In taking their case to arbitration, the parties are agreeing to abide by the arbitrator’s decision. For example, in a commercial contract a clause may be included stating that the parties agree to take any dispute between the parties to an arbitrator, and to be bound by the decision of the arbitrator.
There are professional arbitrators who will charge the parties a fee for acting as an arbitrator in a dispute. Arbitration is often used in commercial situations. Legal representation is usually allowed during the arbitration process. It can therefore be an expensive process.
The Magistrates’ Court uses arbitration to resolve civil claims of less than $10000. The court attempts to facilitate an agreement between the parties. If unsuccessful, a magistrate or registrar can make a binding decision. VCAT is also able to refer parties to arbitration.

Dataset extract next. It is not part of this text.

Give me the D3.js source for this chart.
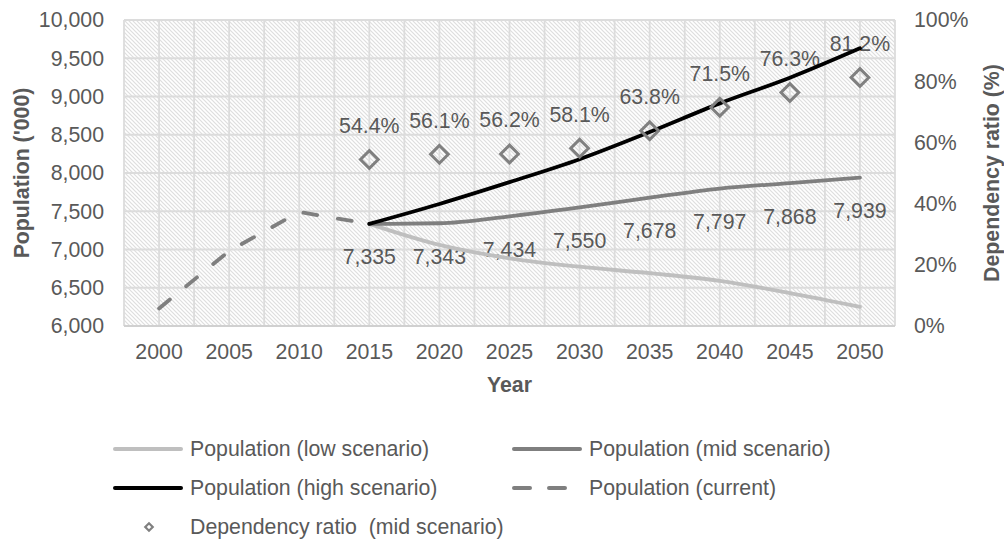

2 advantages of judicial determination
– Decisions made through judicial determination are binding, meaning that they are made by
a third party and more easily enforceable than resolutions reached during mediation and
conciliation.
– A court is able to make precedent, particularly when the court is deciding an area of
common law that requires reform. Decisions made in mediation, conciliation and arbitration
do not form precedent.
2 advantages of mediation and conciliation
– A decision made by the parties through mediation or conciliation is more likely to be
acceptable to the parties, as they have reached the decision themselves rather than it being imposed by a third party.
– Mediation and conciliation are held in an informal atmosphere, which can help alleviate the stress and intimidation of the parties that may be felt in a courtroom.
2 advantages of Arbitration
– Arbitration is binding.
– Arbitration is more informal than judicial determination.
2 disadvantages of judicial determination
– It is more expensive than mediation and conciliation.
– It can be stressful, inconvenient and traumatic for some parties.
2 disadvantages of mediation and conciliation
– Mediation and conciliation require the participation and willingness of the parties to
attend and explore options.
– Unless the parties enter into terms of settlement, decisions reached during mediation and
conciliation are not binding.
2 disadvantages of arbitration
– Arbitration is more expensive than mediation and conciliation because the parties normally
use legal representatives.
– There can be delays before a matter is brought before an arbitrator.